VanDam’s Yankee Magic

NAFC Fishing Advisory Council Member and reigning Bassmaster Classic champion Kevin VanDam loves fall bassin’. Unlike Clark Wendlandt, the Michigan bassman’s top largemouth patterns key on natural lakes. “My all-time favorite involves deep weedlines,” he says. “I focus on edges, especially inside turns, on the outside of a large, shallow weed flat where bass spent the summer.” Deep weeds on the edge of a large bay can be good, too.

In general, deeper is better. All else being equal, a six-foot outside edge won’t hold as many bass as grass in 12 to 15 feet of water, he says. “Cabbage and milfoil are my favorite weeds,” he notes.

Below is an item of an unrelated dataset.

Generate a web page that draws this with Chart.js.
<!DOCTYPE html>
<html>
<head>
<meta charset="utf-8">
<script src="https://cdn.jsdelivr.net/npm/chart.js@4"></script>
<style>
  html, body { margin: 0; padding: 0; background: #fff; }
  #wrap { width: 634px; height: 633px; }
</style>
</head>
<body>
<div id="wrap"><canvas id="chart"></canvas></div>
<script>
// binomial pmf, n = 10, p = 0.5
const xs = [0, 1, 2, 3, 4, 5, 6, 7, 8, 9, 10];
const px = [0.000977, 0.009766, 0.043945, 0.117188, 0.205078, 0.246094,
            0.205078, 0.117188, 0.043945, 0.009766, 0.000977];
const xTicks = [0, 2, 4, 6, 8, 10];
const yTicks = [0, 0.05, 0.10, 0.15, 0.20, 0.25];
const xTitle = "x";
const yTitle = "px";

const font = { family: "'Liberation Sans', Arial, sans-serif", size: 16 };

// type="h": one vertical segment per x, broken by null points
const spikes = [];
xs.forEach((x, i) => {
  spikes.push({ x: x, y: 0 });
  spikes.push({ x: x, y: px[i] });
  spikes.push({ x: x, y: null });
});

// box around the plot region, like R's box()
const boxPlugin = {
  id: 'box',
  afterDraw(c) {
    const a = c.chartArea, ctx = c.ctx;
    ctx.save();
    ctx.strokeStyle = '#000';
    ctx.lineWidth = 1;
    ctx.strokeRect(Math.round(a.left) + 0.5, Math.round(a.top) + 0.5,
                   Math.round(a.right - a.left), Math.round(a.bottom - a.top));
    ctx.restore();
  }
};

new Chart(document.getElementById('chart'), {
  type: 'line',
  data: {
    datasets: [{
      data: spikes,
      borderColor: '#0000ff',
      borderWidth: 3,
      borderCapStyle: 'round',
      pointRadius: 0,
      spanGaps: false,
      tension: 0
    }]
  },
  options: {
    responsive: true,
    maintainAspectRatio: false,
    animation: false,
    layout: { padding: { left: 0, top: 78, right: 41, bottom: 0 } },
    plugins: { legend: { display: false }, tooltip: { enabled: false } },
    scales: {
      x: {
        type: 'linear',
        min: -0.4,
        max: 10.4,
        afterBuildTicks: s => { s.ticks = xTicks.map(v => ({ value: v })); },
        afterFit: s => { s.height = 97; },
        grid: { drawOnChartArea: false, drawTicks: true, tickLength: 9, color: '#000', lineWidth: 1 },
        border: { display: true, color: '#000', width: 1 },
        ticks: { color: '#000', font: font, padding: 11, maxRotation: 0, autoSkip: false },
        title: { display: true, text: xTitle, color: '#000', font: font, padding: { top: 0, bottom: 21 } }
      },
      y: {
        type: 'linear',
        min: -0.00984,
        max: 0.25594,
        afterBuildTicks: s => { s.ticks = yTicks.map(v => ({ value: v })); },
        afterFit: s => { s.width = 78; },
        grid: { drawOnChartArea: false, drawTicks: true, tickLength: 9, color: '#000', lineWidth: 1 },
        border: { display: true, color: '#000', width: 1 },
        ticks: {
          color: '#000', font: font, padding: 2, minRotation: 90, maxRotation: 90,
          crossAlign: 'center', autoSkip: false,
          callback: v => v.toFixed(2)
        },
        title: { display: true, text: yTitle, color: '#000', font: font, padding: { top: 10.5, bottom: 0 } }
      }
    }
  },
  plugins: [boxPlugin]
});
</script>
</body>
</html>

VanDam’s go-to presentation is a 1/2- to 3/4-ounce, black-and-blue jig, tipped with a Denny Brauer trailer, fished with a 7-foot, 4-inch Quantum PT4 rod and matching high-speed, Quantum Energy reel on 20-pound BPS fluoro. “Until the water temp drops into the low 50s, I swim the jig pretty fast, snapping and popping it on the retrieve,” he says.

On lakes lacking well-defined deep weed edges, VanDam casts a Strike King Series 5 crankbait, which runs about 10 feet deep, or a Series 6, which dives to 15, on a 7-foot glass cranking rod and 14- to 17-pound fluoro. “I want to feel the bait running and rip it through scattered grass,” he says. Lure color should mimic forage—crawfish and bluegill patterns are hard to beat, but shad can be hot as well.

“For either approach, the best days are nasty—cloudy, windy and rainy. I’ve had incredible days when weather conditions were the worst, catching 100 bass up to 5 pounds from one stretch of weedline,” he says. That’s plenty of reason for Northern anglers to get out before freeze-up for one last bass blast.